In final analysis things might not be as dismal as they seem.

It is easy to focus on the negative without considering the good.  The means of today are likely as unsustainable as the means of yesterday and therefore the progress of the past century might not be the end of us after all.  The only consistent reality in the past two centuries has been that markets constantly change.

Canal boats an all the infrastructure to support them were soon replaced by steam power and railroads.  In Pennsylvania the lumber industry rose in prominence before a rapid decline after the states wooded mountains were reduced to stubble.  The coal industry once put food on the table for boat loads of immigrants before cheap efficient oil and a multitude other factors conspired against it.

Bay State Mills, Lawrence, built 1845.

Manufacturing, from the once mighty water powered textile mills of the New England states to the formerly unstoppable domestic steel industry, has also migrated following cheaper labor and energy.  Each time promoting deep consternation and fear.  But so far the Luddites have yet to have the last laugh and a new balance is eventually found that usually benefits everyone.

Certainly the overconfidence and optimism about today’s new solution may become the big disappointment of tomorrow.  Yet, do we really wish to go back to a time when a transatlantic voyage was only something a religious zealot or crazy Viking explorer would do?  Would we really rather spend most of our time scrounging for just enough to eat as to avoid the possibility of mechanized warfare?

Nobody knows for certain why Diesel died... 

However, what is certain is that his invention changed the world and provided a means for interstate commerce and global trade that never existed before.  The pacifying effect of global trade, economic benefits of an expanded market place and inexpensive power are largely unappreciated.  But we probably do have Diesel to thank for helping create the long peace and prosperity of our time.

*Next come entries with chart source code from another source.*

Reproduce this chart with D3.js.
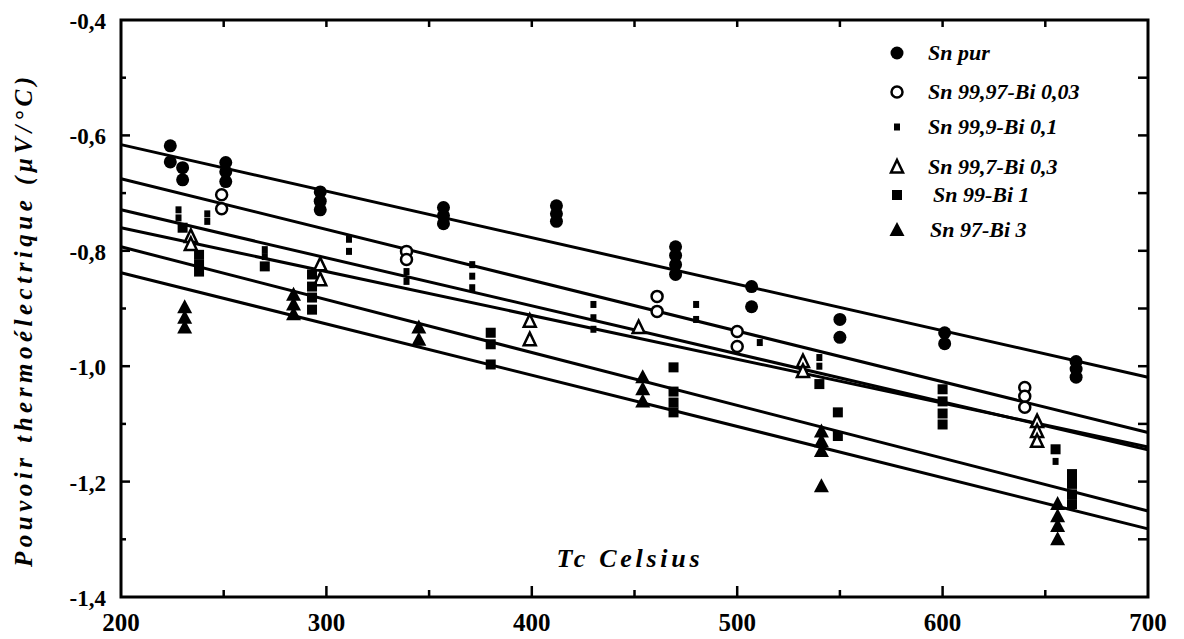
<!DOCTYPE html>
<html><head><meta charset="utf-8">
<script src="https://cdn.jsdelivr.net/npm/d3@7"></script>
<style>body{margin:0;background:#fff} svg{display:block}</style>
</head><body><svg id="c" width="1184" height="639"></svg>
<script>
const seriesNames = ["Sn pur","Sn 99,97-Bi 0,03","Sn 99,9-Bi 0,1","Sn 99,7-Bi 0,3","Sn 99-Bi 1","Sn 97-Bi 3"];
const xTickValues = [200,300,400,500,600,700];
const yTickValues = [-0.4,-0.6,-0.8,-1.0,-1.2,-1.4];
const yTickLabels = ["-0,4","-0,6","-0,8","-1,0","-1,2","-1,4"];
// regression lines: value at 200 and at 700
const fitAt200 = [-0.616,-0.675,-0.729,-0.760,-0.793,-0.838];
const fitAt700 = [-1.019,-1.115,-1.145,-1.140,-1.251,-1.282];

const snPurX = [224,224,230,230,251,251,251,297,297,297,357,357,357,412,412,412,470,470,470,470,507,507,550,550,601,601,665,665,665];
const snPurY = [-0.618,-0.646,-0.656,-0.677,-0.647,-0.663,-0.680,-0.698,-0.714,-0.729,-0.725,-0.739,-0.753,-0.722,-0.736,-0.749,-0.793,-0.808,-0.824,-0.841,-0.862,-0.897,-0.919,-0.950,-0.942,-0.961,-0.992,-1.005,-1.019];

const bi003X = [249,249,339,339,461,461,500,500,640,640,640];
const bi003Y = [-0.703,-0.727,-0.801,-0.815,-0.879,-0.905,-0.940,-0.966,-1.037,-1.052,-1.071];

const bi01X = [228,228,242,242,270,270,311,311,339,339,371,371,371,430,430,430,480,480,511,540,540,655];
const bi01Y = [-0.729,-0.743,-0.736,-0.749,-0.798,-0.810,-0.780,-0.801,-0.836,-0.853,-0.824,-0.844,-0.864,-0.893,-0.916,-0.936,-0.893,-0.919,-0.959,-0.985,-1.000,-1.165];

const bi03X = [234,234,297,297,399,399,452,532,532,646,646,646];
const bi03Y = [-0.775,-0.789,-0.824,-0.850,-0.922,-0.954,-0.933,-0.992,-1.009,-1.096,-1.113,-1.130];

const bi1X = [230,238,238,238,270,293,293,293,293,380,380,380,469,469,469,469,540,549,549,600,600,600,600,655,663,663,663,663];
const bi1Y = [-0.760,-0.807,-0.824,-0.836,-0.827,-0.841,-0.862,-0.881,-0.902,-0.942,-0.962,-0.997,-1.002,-1.044,-1.063,-1.080,-1.031,-1.080,-1.121,-1.040,-1.061,-1.082,-1.101,-1.144,-1.187,-1.204,-1.222,-1.239];

const bi3X = [231,231,231,284,284,284,345,345,454,454,454,541,541,541,541,656,656,656,656];
const bi3Y = [-0.898,-0.916,-0.933,-0.876,-0.893,-0.910,-0.933,-0.954,-1.019,-1.040,-1.061,-1.113,-1.130,-1.147,-1.208,-1.239,-1.260,-1.277,-1.300];

const seriesX = [snPurX,bi003X,bi01X,bi03X,bi1X,bi3X];
const seriesY = [snPurY,bi003Y,bi01Y,bi03Y,bi1Y,bi3Y];

const svg = d3.select("#c");
const L=121,R=1148,T=20,B=597;
const x = d3.scaleLinear().domain([200,700]).range([L,R]);
const y = d3.scaleLinear().domain([-1.4,-0.4]).range([B,T]);
const serif = "'Liberation Serif','Times New Roman',serif";

// marker drawers
const sym = [
  (g,cx,cy)=>g.append("circle").attr("cx",cx).attr("cy",cy).attr("r",6.5).attr("fill","#000"),
  (g,cx,cy)=>g.append("circle").attr("cx",cx).attr("cy",cy).attr("r",5.5).attr("fill","#fff").attr("stroke","#000").attr("stroke-width",2.5),
  (g,cx,cy)=>g.append("rect").attr("x",cx-3).attr("y",cy-3.5).attr("width",6).attr("height",7).attr("fill","#000"),
  (g,cx,cy)=>g.append("path").attr("d",`M${cx},${cy-7}L${cx+6},${cy+5.5}L${cx-6},${cy+5.5}Z`).attr("fill","#fff").attr("stroke","#000").attr("stroke-width",2.5),
  (g,cx,cy)=>g.append("rect").attr("x",cx-5).attr("y",cy-5).attr("width",10).attr("height",10).attr("fill","#000"),
  (g,cx,cy)=>g.append("path").attr("d",`M${cx},${cy-8}L${cx+7.5},${cy+6}L${cx-7.5},${cy+6}Z`).attr("fill","#000")
];

// regression lines
const lg = svg.append("g");
fitAt200.forEach((v,i)=>{
  lg.append("line").attr("x1",x(200)).attr("y1",y(v)).attr("x2",x(700)).attr("y2",y(fitAt700[i]))
    .attr("stroke","#000").attr("stroke-width",3);
});

// points
const pg = svg.append("g");
seriesX.forEach((xs,i)=>{
  xs.forEach((xv,j)=>sym[i](pg,x(xv),y(seriesY[i][j])));
});

// frame
svg.append("rect").attr("x",L).attr("y",T).attr("width",R-L).attr("height",B-T)
  .attr("fill","none").attr("stroke","#000").attr("stroke-width",3);

// ticks
const tg = svg.append("g").attr("stroke","#000").attr("stroke-width",2.5);
d3.range(200,701,50).forEach(v=>{
  const major = v%100===0;
  if(v>200 && v<700){
    tg.append("line").attr("x1",x(v)).attr("x2",x(v)).attr("y1",B).attr("y2",B-(major?11:7));
    tg.append("line").attr("x1",x(v)).attr("x2",x(v)).attr("y1",T).attr("y2",T+7);
  }
});
d3.range(-14,-3,1).forEach(k=>{
  const v=k/10; const major = (k%2===0);
  if(k>-14 && k<-4){
    tg.append("line").attr("x1",L).attr("x2",L+(major?9:5)).attr("y1",y(v)).attr("y2",y(v));
    tg.append("line").attr("x1",R).attr("x2",R-10).attr("y1",y(v)).attr("y2",y(v));
  }
});

// tick labels
const xa = svg.append("g");
xTickValues.forEach(v=>{
  xa.append("text").attr("x",x(v)).attr("y",631).attr("text-anchor","middle")
    .attr("font-family",serif).attr("font-weight","bold").attr("font-size",25).text(v);
});
yTickValues.forEach((v,i)=>{
  svg.append("text").attr("x",106).attr("y",y(v)+9).attr("text-anchor","end")
    .attr("font-family",serif).attr("font-weight","bold").attr("font-size",23).text(yTickLabels[i]);
});

// axis titles
svg.append("text").attr("transform","translate(32,322) rotate(-90)").attr("text-anchor","middle")
  .attr("font-family",serif).attr("font-weight","bold").attr("font-style","italic").attr("font-size",25)
  .attr("textLength",490).attr("lengthAdjust","spacing")
  .text("Pouvoir  thermoélectrique  (μV/°C)");
svg.append("text").attr("x",628).attr("y",567).attr("text-anchor","middle")
  .attr("font-family",serif).attr("font-weight","bold").attr("font-style","italic").attr("font-size",26)
  .attr("textLength",143).attr("lengthAdjust","spacing")
  .text("Tc  Celsius");

// legend
const legY = [53,92,127,167,195,230];
const legTX = [928,928,928,928,933,930];
const leg = svg.append("g");
seriesNames.forEach((n,i)=>{
  sym[i](leg,897,legY[i]);
  leg.append("text").attr("x",legTX[i]).attr("y",legY[i]+7)
    .attr("font-family",serif).attr("font-weight","bold").attr("font-style","italic").attr("font-size",22).text(n);
});
</script></body></html>
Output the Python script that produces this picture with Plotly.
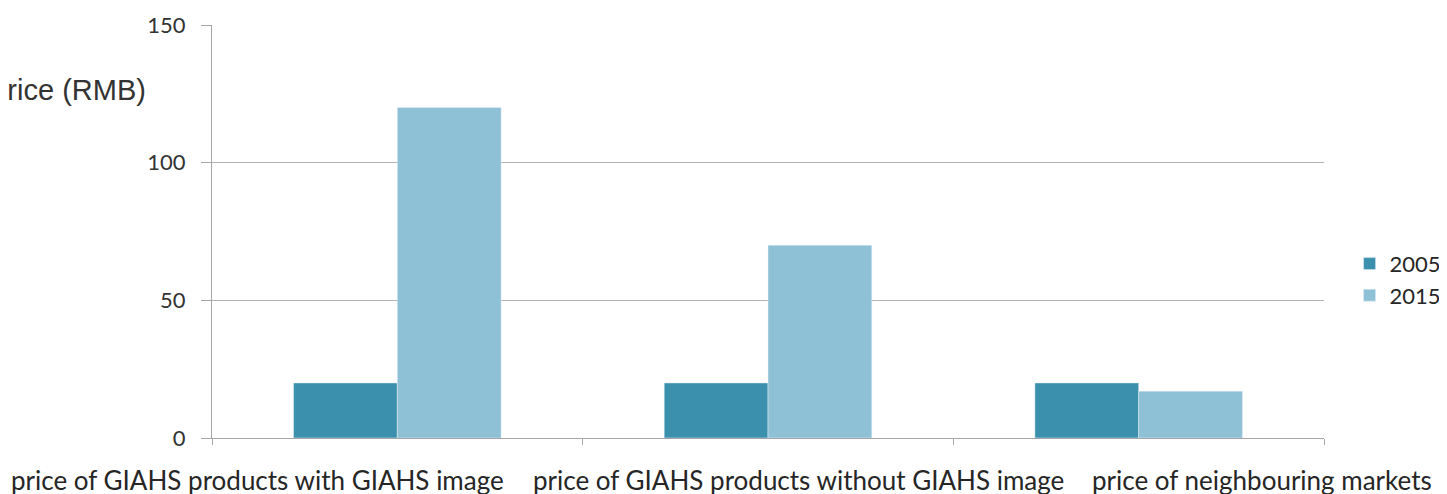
import plotly.graph_objs as go

categories = ["price of GIAHS products with GIAHS image",
              "price of GIAHS products without GIAHS image",
              "price of neighbouring markets"]
price_2005 = [20, 20, 20]
price_2015 = [120, 70, 17]
y_ticks = [0, 50, 100, 150]
# labels in the original are wider than their categories, so they are nudged sideways
label_shift = [-140, 30, 123]

data = [
    go.Bar(x=categories, y=price_2005, name="2005", marker_color="#3b91ad"),
    go.Bar(x=categories, y=price_2015, name="2015", marker_color="#8ec1d6"),
]

label_font = dict(family="Lato, Open Sans, sans-serif", size=26, color="#262626")
annotations = [dict(text=c, x=i, xref="x", y=0, yref="paper", yanchor="middle",
                    yshift=-42, xshift=s, showarrow=False, font=label_font)
               for i, (c, s) in enumerate(zip(categories, label_shift))]
annotations.append(dict(text="Price (RMB)", xref="paper", yref="paper", x=0, y=0.843,
                        xshift=-64, xanchor="right", yanchor="middle", showarrow=False,
                        font=dict(family="Liberation Sans, Arial", size=29, color="#333333")))

layout = go.Layout(
    width=1447, height=494,
    margin=dict(l=204, r=131, t=17, b=64, autoexpand=False),
    paper_bgcolor="white", plot_bgcolor="white",
    font=dict(family="Lato, Open Sans, sans-serif", color="#333333", size=22),
    bargap=0.44, bargroupgap=0,
    showlegend=True,
    legend=dict(x=1.023, y=0.383, yanchor="middle", xanchor="left",
                font=dict(size=22, color="#262626"), itemwidth=30),
    xaxis=dict(range=[-0.5, len(categories) - 0.5], showline=True, linecolor="#a6a6a6",
               linewidth=1, automargin=False, ticks="outside", tickcolor="#a6a6a6",
               ticklen=6, tickson="boundaries", showticklabels=False),
    yaxis=dict(range=[0, 150], tickvals=y_ticks, showline=True, linecolor="#a6a6a6",
               ticks="outside", tickcolor="#a6a6a6", ticklen=10, ticklabelstandoff=11,
               showgrid=True, gridcolor="#b3b3b3", gridwidth=1, zeroline=False,
               automargin=False, tickfont=dict(size=22, color="#333333")),
    annotations=annotations,
)

fig = go.Figure(data=data, layout=layout)
fig.write_html("out.html")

Maersk, Triple-E design, Diesel powered, container ship

In an age of information overload, where we know about beheadings in the Middle East before the people the next town over would have heard a century ago, it is difficult for our finite minds to contextualize and easy to become overwhelmed.  This, with an accompanying loss of faith, could be why middle-aged American white males are committing suicide (supposedly the most privileged in the world) and at an alarmingly increasing rate. 

Diesel’s pessimism about the future in retrospect seems to have been premature and his nightmarish perception of reality overstated.  In like manner many of our modern fears and despair inducing thoughts about the future could be negativity bias and nothing more.  Every generation seems to believe that the world is falling apart and still here we are.

Whatever the case, ignore the fear-mongering propaganda of the punditry and politicians.  Embrace temperance, a spiritual quality developed through faith, over mindless reaction and fearful impulse.  Trust God to secure the future, we can only live one day at a time and never ever lose hope!  If you are depressed about events in the world today, I invite you to see the higher perspective:

“Therefore we do not lose heart. Though outwardly we are wasting away, yet inwardly we are being renewed day by day. For our light and momentary troubles are achieving for us an eternal glory that far outweighs them all. So we fix our eyes not on what is seen, but on what is unseen, since what is seen is temporary, but what is unseen is eternal.” (2 Corinthians 4:16-18)

Perhaps the greater of two evils will be elected come November and drive the nation to complete ruin.  

Who knows besides God?

We may all die tomorrow, we will all die eventually, our work blown away in the wind of time and forgotten.  Everything comes to pass, nothing will remain as we know it today, but there is hope beyond all hope found in an eternal perspective.  So look up, because the sun is still shining and the future remains bright!

Do you see the light and feel the warmth of hope eternal?